Set task - Do not include the pictures; repeat the rest of the data exactly.

+===+

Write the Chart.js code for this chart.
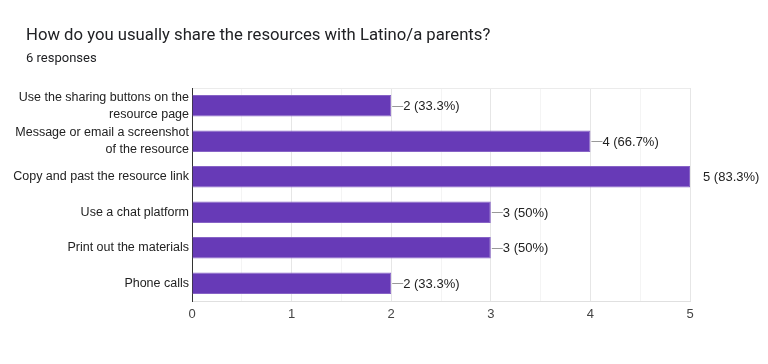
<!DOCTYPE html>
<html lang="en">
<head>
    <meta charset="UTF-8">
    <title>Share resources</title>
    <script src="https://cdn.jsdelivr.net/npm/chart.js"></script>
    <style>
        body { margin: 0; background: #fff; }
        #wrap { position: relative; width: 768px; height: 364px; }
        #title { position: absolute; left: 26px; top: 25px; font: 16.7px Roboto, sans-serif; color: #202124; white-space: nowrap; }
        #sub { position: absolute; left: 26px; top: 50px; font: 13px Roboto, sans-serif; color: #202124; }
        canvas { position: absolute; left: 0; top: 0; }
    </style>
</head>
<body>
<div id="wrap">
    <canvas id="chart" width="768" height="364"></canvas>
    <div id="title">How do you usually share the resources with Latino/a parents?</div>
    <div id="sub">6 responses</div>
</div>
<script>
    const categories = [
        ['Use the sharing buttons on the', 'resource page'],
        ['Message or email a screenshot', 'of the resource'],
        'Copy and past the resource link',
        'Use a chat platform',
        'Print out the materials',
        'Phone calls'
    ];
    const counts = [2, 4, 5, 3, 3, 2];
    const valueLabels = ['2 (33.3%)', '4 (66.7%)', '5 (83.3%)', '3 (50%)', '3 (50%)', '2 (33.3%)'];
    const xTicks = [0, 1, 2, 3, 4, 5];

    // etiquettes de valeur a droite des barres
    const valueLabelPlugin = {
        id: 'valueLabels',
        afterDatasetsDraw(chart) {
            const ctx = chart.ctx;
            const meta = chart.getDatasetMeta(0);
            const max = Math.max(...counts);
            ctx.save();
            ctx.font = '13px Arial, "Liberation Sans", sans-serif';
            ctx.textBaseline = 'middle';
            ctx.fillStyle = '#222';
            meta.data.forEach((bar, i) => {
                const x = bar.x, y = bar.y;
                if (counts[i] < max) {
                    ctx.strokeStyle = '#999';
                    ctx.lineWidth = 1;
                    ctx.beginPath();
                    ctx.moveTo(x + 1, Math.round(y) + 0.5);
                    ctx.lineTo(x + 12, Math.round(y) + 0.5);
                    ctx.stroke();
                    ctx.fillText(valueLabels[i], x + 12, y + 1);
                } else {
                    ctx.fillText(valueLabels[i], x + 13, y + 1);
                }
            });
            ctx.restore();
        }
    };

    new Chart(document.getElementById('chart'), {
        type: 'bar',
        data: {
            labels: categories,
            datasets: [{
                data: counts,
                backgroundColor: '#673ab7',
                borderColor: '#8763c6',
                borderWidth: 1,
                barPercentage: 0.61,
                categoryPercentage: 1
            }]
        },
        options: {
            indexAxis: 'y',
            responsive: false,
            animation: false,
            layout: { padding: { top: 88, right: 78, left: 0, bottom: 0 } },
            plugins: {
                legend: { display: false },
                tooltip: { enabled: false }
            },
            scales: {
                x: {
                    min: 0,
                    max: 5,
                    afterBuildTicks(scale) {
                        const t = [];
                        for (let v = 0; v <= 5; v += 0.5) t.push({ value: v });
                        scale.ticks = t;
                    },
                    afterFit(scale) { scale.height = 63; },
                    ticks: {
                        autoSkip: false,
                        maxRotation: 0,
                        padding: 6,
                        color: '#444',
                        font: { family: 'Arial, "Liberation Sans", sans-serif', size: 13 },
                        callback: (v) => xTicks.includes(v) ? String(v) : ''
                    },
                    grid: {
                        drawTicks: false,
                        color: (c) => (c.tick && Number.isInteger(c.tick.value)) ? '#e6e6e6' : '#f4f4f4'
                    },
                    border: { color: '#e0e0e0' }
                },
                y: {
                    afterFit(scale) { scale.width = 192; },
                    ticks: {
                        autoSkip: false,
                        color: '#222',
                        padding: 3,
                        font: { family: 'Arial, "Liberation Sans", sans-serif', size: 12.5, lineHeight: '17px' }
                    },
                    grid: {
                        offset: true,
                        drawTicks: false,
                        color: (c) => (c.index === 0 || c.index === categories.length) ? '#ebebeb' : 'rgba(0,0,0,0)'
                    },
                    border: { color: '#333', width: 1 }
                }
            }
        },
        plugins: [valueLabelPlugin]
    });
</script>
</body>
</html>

+===+

Solution -
Write the Chart.js code for this chart.
<!DOCTYPE html>
<html lang="en">
<head>
    <meta charset="UTF-8">
    <title>Share resources</title>
    <script src="https://cdn.jsdelivr.net/npm/chart.js"></script>
    <style>
        body { margin: 0; background: #fff; }
        #wrap { position: relative; width: 768px; height: 364px; }
        #title { position: absolute; left: 26px; top: 25px; font: 16.7px Roboto, sans-serif; color: #202124; white-space: nowrap; }
        #sub { position: absolute; left: 26px; top: 50px; font: 13px Roboto, sans-serif; color: #202124; }
        canvas { position: absolute; left: 0; top: 0; }
    </style>
</head>
<body>
<div id="wrap">
    <canvas id="chart" width="768" height="364"></canvas>
    <div id="title">How do you usually share the resources with Latino/a parents?</div>
    <div id="sub">6 responses</div>
</div>
<script>
    const categories = [
        ['Use the sharing buttons on the', 'resource page'],
        ['Message or email a screenshot', 'of the resource'],
        'Copy and past the resource link',
        'Use a chat platform',
        'Print out the materials',
        'Phone calls'
    ];
    const counts = [2, 4, 5, 3, 3, 2];
    const valueLabels = ['2 (33.3%)', '4 (66.7%)', '5 (83.3%)', '3 (50%)', '3 (50%)', '2 (33.3%)'];
    const xTicks = [0, 1, 2, 3, 4, 5];

    // etiquettes de valeur a droite des barres
    const valueLabelPlugin = {
        id: 'valueLabels',
        afterDatasetsDraw(chart) {
            const ctx = chart.ctx;
            const meta = chart.getDatasetMeta(0);
            const max = Math.max(...counts);
            ctx.save();
            ctx.font = '13px Arial, "Liberation Sans", sans-serif';
            ctx.textBaseline = 'middle';
            ctx.fillStyle = '#222';
            meta.data.forEach((bar, i) => {
                const x = bar.x, y = bar.y;
                if (counts[i] < max) {
                    ctx.strokeStyle = '#999';
                    ctx.lineWidth = 1;
                    ctx.beginPath();
                    ctx.moveTo(x + 1, Math.round(y) + 0.5);
                    ctx.lineTo(x + 12, Math.round(y) + 0.5);
                    ctx.stroke();
                    ctx.fillText(valueLabels[i], x + 12, y + 1);
                } else {
                    ctx.fillText(valueLabels[i], x + 13, y + 1);
                }
            });
            ctx.restore();
        }
    };

    new Chart(document.getElementById('chart'), {
        type: 'bar',
        data: {
            labels: categories,
            datasets: [{
                data: counts,
                backgroundColor: '#673ab7',
                borderColor: '#8763c6',
                borderWidth: 1,
                barPercentage: 0.61,
                categoryPercentage: 1
            }]
        },
        options: {
            indexAxis: 'y',
            responsive: false,
            animation: false,
            layout: { padding: { top: 88, right: 78, left: 0, bottom: 0 } },
            plugins: {
                legend: { display: false },
                tooltip: { enabled: false }
            },
            scales: {
                x: {
                    min: 0,
                    max: 5,
                    afterBuildTicks(scale) {
                        const t = [];
                        for (let v = 0; v <= 5; v += 0.5) t.push({ value: v });
                        scale.ticks = t;
                    },
                    afterFit(scale) { scale.height = 63; },
                    ticks: {
                        autoSkip: false,
                        maxRotation: 0,
                        padding: 6,
                        color: '#444',
                        font: { family: 'Arial, "Liberation Sans", sans-serif', size: 13 },
                        callback: (v) => xTicks.includes(v) ? String(v) : ''
                    },
                    grid: {
                        drawTicks: false,
                        color: (c) => (c.tick && Number.isInteger(c.tick.value)) ? '#e6e6e6' : '#f4f4f4'
                    },
                    border: { color: '#e0e0e0' }
                },
                y: {
                    afterFit(scale) { scale.width = 192; },
                    ticks: {
                        autoSkip: false,
                        color: '#222',
                        padding: 3,
                        font: { family: 'Arial, "Liberation Sans", sans-serif', size: 12.5, lineHeight: '17px' }
                    },
                    grid: {
                        offset: true,
                        drawTicks: false,
                        color: (c) => (c.index === 0 || c.index === categories.length) ? '#ebebeb' : 'rgba(0,0,0,0)'
                    },
                    border: { color: '#333', width: 1 }
                }
            }
        },
        plugins: [valueLabelPlugin]
    });
</script>
</body>
</html>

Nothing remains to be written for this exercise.